GOAL ▸
Restate the opening lines of the material below word for word, stopping after the line that contains "height = H - margin.top - margin.bottom;".

COLLECTED DATA ▸
============================================================

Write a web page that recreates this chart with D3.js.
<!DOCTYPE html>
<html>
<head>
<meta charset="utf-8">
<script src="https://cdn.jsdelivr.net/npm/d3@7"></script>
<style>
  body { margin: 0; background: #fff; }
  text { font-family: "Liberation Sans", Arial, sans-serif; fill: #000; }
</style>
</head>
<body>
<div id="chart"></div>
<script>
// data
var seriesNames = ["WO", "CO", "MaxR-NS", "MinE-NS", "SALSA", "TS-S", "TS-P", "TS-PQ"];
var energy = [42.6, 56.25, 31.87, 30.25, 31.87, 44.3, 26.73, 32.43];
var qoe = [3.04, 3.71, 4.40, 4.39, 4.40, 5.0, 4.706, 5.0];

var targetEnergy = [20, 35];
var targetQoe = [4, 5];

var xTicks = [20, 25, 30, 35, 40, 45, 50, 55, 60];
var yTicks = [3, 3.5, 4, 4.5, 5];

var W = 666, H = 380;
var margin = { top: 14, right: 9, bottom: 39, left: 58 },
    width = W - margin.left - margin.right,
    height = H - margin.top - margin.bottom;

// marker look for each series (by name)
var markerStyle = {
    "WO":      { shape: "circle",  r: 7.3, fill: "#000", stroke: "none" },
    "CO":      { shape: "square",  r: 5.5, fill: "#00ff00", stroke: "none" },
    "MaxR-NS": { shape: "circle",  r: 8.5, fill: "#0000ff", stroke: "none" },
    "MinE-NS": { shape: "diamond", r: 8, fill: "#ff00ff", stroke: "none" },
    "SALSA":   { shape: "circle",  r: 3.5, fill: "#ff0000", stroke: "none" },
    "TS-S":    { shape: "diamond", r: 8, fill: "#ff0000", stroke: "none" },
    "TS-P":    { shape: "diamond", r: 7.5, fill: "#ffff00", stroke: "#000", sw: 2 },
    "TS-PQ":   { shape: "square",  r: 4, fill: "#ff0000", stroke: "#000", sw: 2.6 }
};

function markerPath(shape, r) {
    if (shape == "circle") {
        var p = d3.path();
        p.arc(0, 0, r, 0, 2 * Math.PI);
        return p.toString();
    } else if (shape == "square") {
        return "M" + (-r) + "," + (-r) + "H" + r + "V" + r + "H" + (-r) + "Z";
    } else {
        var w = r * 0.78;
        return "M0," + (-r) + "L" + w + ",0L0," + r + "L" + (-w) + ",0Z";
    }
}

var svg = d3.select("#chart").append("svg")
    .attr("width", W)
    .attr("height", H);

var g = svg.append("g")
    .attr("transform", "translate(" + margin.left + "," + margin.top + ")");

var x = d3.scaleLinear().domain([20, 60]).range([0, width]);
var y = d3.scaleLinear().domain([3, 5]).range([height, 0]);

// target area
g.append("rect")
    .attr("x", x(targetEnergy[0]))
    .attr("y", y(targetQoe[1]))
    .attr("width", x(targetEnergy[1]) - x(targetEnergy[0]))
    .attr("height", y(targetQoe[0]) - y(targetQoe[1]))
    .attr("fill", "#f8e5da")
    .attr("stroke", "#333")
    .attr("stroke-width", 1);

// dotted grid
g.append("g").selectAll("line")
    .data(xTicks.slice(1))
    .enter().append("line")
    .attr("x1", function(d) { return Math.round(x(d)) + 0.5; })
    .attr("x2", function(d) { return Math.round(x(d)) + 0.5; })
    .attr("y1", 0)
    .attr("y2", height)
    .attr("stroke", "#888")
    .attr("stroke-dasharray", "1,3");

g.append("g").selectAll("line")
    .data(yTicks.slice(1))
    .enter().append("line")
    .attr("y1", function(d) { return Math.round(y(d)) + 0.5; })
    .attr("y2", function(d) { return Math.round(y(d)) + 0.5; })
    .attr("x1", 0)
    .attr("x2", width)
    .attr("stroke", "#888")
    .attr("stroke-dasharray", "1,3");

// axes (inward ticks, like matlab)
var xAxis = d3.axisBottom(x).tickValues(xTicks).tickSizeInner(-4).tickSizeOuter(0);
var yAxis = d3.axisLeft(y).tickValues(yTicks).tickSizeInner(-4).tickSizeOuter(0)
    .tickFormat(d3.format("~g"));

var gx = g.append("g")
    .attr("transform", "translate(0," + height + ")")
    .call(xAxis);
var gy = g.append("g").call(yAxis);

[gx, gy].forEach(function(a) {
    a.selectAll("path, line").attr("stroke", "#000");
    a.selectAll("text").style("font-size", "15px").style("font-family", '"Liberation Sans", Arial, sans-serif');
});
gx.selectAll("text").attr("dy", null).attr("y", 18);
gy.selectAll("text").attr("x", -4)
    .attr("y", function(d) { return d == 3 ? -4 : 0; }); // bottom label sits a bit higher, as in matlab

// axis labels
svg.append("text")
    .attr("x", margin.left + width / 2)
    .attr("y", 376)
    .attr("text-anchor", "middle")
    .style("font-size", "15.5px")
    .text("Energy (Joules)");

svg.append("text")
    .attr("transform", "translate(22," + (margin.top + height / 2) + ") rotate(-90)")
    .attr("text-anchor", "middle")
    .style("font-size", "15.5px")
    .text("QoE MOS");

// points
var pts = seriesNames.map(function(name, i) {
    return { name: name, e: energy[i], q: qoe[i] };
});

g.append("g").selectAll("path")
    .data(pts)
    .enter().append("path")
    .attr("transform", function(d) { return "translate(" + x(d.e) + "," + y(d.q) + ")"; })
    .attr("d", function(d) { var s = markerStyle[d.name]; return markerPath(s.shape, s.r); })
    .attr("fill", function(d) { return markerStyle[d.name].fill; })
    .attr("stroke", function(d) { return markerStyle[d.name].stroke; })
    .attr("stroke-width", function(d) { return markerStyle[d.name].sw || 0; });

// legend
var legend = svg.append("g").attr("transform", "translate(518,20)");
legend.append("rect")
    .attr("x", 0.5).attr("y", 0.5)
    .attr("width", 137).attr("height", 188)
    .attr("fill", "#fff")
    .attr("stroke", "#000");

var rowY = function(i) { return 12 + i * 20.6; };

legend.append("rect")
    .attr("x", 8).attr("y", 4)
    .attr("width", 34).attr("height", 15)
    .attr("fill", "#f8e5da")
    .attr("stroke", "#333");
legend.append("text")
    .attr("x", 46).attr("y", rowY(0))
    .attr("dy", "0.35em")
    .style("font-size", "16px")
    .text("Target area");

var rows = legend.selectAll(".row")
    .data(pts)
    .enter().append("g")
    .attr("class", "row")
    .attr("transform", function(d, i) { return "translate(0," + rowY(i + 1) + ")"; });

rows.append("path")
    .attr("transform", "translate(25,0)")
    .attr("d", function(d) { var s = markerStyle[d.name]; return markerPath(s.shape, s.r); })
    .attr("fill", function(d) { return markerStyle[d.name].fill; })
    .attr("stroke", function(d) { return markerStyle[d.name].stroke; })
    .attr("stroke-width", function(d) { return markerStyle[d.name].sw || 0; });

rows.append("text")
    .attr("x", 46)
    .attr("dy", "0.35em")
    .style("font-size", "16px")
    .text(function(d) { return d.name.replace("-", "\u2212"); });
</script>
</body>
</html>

============================================================

RESPONSE ▸
Write a web page that recreates this chart with D3.js.
<!DOCTYPE html>
<html>
<head>
<meta charset="utf-8">
<script src="https://cdn.jsdelivr.net/npm/d3@7"></script>
<style>
  body { margin: 0; background: #fff; }
  text { font-family: "Liberation Sans", Arial, sans-serif; fill: #000; }
</style>
</head>
<body>
<div id="chart"></div>
<script>
// data
var seriesNames = ["WO", "CO", "MaxR-NS", "MinE-NS", "SALSA", "TS-S", "TS-P", "TS-PQ"];
var energy = [42.6, 56.25, 31.87, 30.25, 31.87, 44.3, 26.73, 32.43];
var qoe = [3.04, 3.71, 4.40, 4.39, 4.40, 5.0, 4.706, 5.0];

var targetEnergy = [20, 35];
var targetQoe = [4, 5];

var xTicks = [20, 25, 30, 35, 40, 45, 50, 55, 60];
var yTicks = [3, 3.5, 4, 4.5, 5];

var W = 666, H = 380;
var margin = { top: 14, right: 9, bottom: 39, left: 58 },
    width = W - margin.left - margin.right,
    height = H - margin.top - margin.bottom;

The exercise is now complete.